Esse sentimento de marginalização, aliás, não é isolado. A história do rock nacional frequentemente privilegia certas narrativas em detrimento de outras, e, muitas vezes, fatores como localização geográfica, conexões dentro da indústria e estilo musical acabam determinando quem recebe os holofotes.

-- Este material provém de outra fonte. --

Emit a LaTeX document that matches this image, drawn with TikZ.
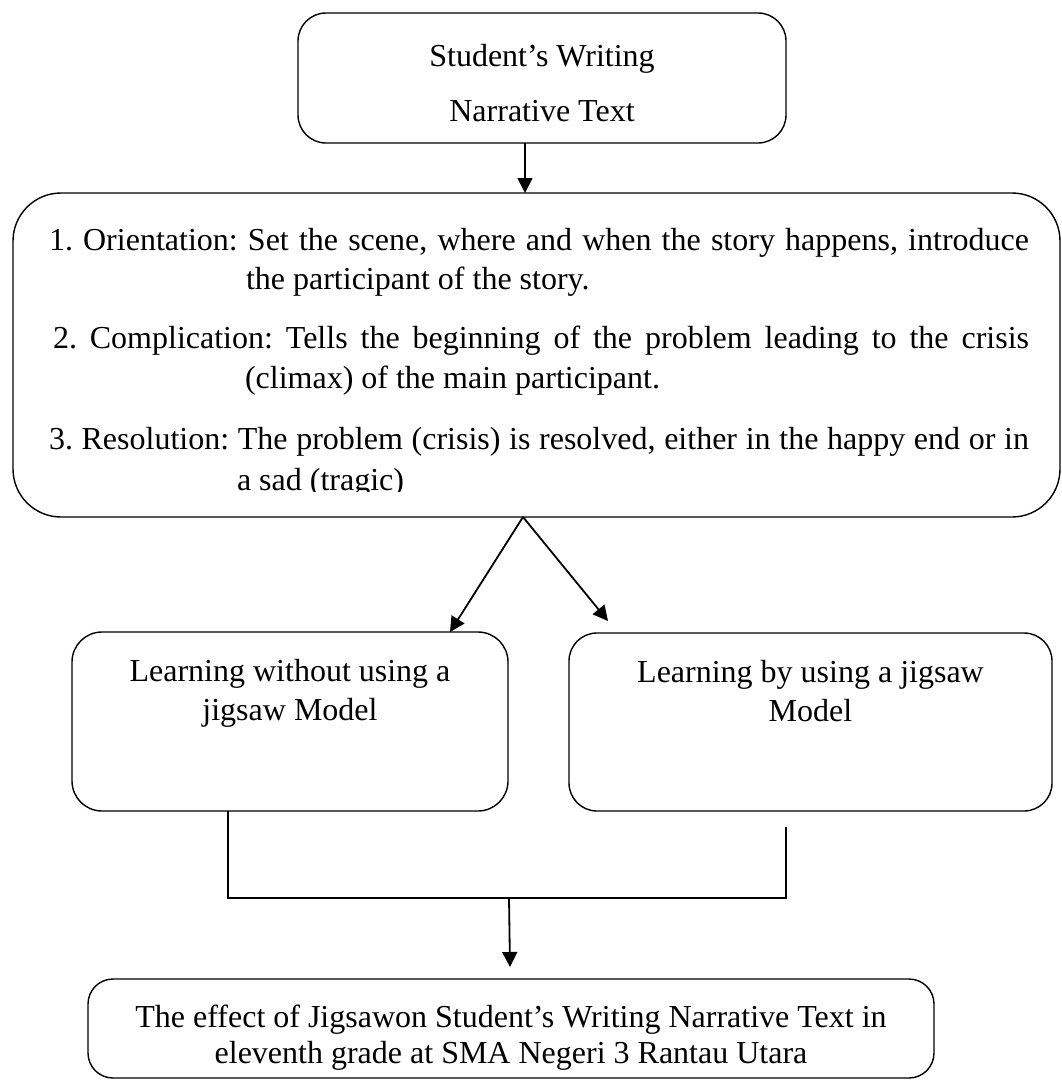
\documentclass[tikz,border=0pt]{standalone}
\usepackage{fontspec}
\setmainfont{Liberation Serif}
\usetikzlibrary{arrows.meta}
\begin{document}
\begin{tikzpicture}[x=1pt,y=-1pt,
  box/.style={draw, line width=1.4pt, rounded corners=#1, inner sep=0pt, outer sep=0pt},
  box/.default=28pt,
  txt/.style={inner sep=0pt, outer sep=0pt, font=\fontsize{32}{38}\selectfont\frenchspacing},
  arr/.style={line width=1.8pt, -{Triangle[length=15pt,width=15pt]}},
  conn/.style={line width=1.1pt}]
\useasboundingbox (0,0) rectangle (1061,1084);
% boxes
\node[box=28pt, minimum width=488pt, minimum height=130pt] (top) at (542,78) {};
\node[box=48pt, minimum width=1047pt, minimum height=324pt] (big) at (536.5,355) {};
\node[box=30pt, minimum width=436pt, minimum height=179pt] (lb) at (290,721.5) {};
\node[box=28pt, minimum width=483pt, minimum height=178pt] (rb) at (810.5,722) {};
\node[box=25pt, minimum width=846pt, minimum height=99pt] (bot) at (511,1028.5) {};
% top text
\node[txt, anchor=base] (t1) at (542,66) {Student’s Writing};
\node[txt, anchor=base] (t2) at (542,121) {Narrative Text};
% big box text
\node[txt, anchor=base west] (b1) at (49,250) {\makebox[980pt][s]{1. Orientation: Set the scene, where and when the story happens, introduce}};
\node[txt, anchor=base west] (b2) at (246,289) {the participant of the story.};
\node[txt, anchor=base west] (b3) at (53,348) {\makebox[976pt][s]{2. Complication: Tells the beginning of the problem leading to the crisis}};
\node[txt, anchor=base west] (b4) at (245,388) {(climax) of the main participant.};
\node[txt, anchor=base west] (b5) at (49,449) {\makebox[980pt][s]{3. Resolution: The problem (crisis) is resolved, either in the happy end or in}};
\begin{scope}
\clip (13,193) rectangle (1060,491);
\node[txt, anchor=base west] (b6) at (237,490) {a sad (tragic)};
\end{scope}
% middle texts
\node[txt, anchor=base] (l1) at (290,681) {Learning without using a};
\node[txt, anchor=base] (l2) at (290,720) {jigsaw Model};
\node[txt, anchor=base] (r1) at (810.5,682) {Learning by using a jigsaw};
\node[txt, anchor=base] (r2) at (810.5,721) {Model};
% bottom text
\node[txt, anchor=base] (e1) at (511,1027) {The effect of Jigsawon Student’s Writing Narrative Text in};
\node[txt, anchor=base] (e2) at (511,1063) {eleventh grade at SMA Negeri 3 Rantau Utara};
% connector coordinates
\coordinate (xa) at (525,0);
\coordinate (xb) at (523,0);
\coordinate (xl) at (450,0);
\coordinate (rtip) at (608,621);
\coordinate (j1) at (228,898);
\coordinate (j2) at (786,898);
\coordinate (rs) at (786,827);
\coordinate (m1) at (509,898);
\coordinate (m2) at (510,967);
% connectors
\draw[arr] (xa |- top.south) -- (xa |- big.north);
\draw[arr] (xb |- big.south) -- (xl |- lb.north);
\draw[arr] (xb |- big.south) -- (rtip);
\draw[conn] (j1 |- lb.south) -- (j1) -- (j2) -- (rs);
\draw[arr] (m1) -- (m2);
\end{tikzpicture}
\end{document}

O impacto sonoro e estético do Rádio Táxi

Formado em 1981, o Rádio Táxi surgiu de um grupo de músicos já experientes, incluindo ex-integrantes do Tutti Frutti, banda que acompanhava Rita Lee. A formação original contava com Wander Taffo, Lee Marcucci, Gel Fernandes e Willie de Oliveira nos vocais, e sua sonoridade transitava entre o rock, o pop e até elementos do progressivo. O nome da banda foi uma sugestão de Nelson Motta, o que por si só já demonstra o nível de envolvimento do grupo com a nata da música brasileira da época.

Musicalmente, a Rádio Táxi explorava uma abordagem sofisticada, apostando em melodias bem trabalhadas e arranjos que uniam a energia do rock à acessibilidade do pop. Seu primeiro grande sucesso, “Garota Dourada”, fez parte da trilha sonora do filme “Menino do Rio”, o que ajudou a dar visibilidade nacional ao grupo. Outros hits, como “Coisas de Casal” e “Sanduíche de Coração”, entraram em trilhas de novelas, consolidando a banda no imaginário popular.

Mas foi Eva que realmente garantiu à Rádio Táxi um lugar definitivo na cultura pop brasileira. A música, que anos depois ganharia uma versão ainda mais famosa com Ivete Sangalo, tornou-se um hino atemporal, atravessando décadas com sua melodia envolvente e letra marcante.

Por que o Rádio Táxi ficou de fora da narrativa principal do rock brasileiro?

Apesar do sucesso e da relevância histórica, o Rádio Táxi nunca recebeu o mesmo status de outras bandas contemporâneas. Há algumas razões para isso:

  1. A geografia da cena musical – Como Marcucci apontou, a cena do rock dos anos 80 foi fortemente associada ao Rio de Janeiro, onde estavam gravadoras, jornalistas e um público mais aberto a esse tipo de som. Bandas paulistas frequentemente enfrentam maior dificuldade para se firmar no mainstream nacional.
  2. O viés da mídia musical – A crítica musical da época costumava privilegiar bandas que tinham uma estética mais “alternativa” ou que seguiam um discurso mais politizado. O Rádio Táxi, com sua abordagem mais acessível e radiofônica, não se encaixava perfeitamente nessa narrativa.
  3. O pop como barreira para o reconhecimento rockeiro – O Rádio Táxi nunca foi uma banda estritamente rock, flertando constantemente com o pop. Isso fez com que, muitas vezes, fossem vistos como um grupo mais voltado para o mercado comercial do que para a “rebeldia” do rock oitentista.

O legado e o retorno

Depois de algumas mudanças na formação e um período de inatividade, o Rádio Táxi voltou à cena nos anos 2000, com Wander Taffo assumindo a guitarra antes de seu falecimento em 2008. Em 2019, a banda se reuniu para uma turnê nostálgica e, em 2021, Betto Luck assumiu os vocais, dando continuidade ao legado da banda.

Seja por falta de reconhecimento da mídia, seja por uma questão de percepção estética, o fato é que o Rádio Táxi foi fundamental na construção do cenário do rock nacional dos anos 80. Se a história da música brasileira fosse contada com um olhar mais justo e abrangente, a banda certamente ocuparia um espaço maior nesse panteão.

O reconhecimento pode ter demorado, mas a relevância da Rádio Táxi segue firme. Quem sabe, um dia, a história do rock nacional será contada da maneira que merece – e, quando isso acontecer, o Rádio Táxi estará lá, no lugar que sempre deveria ter ocupado.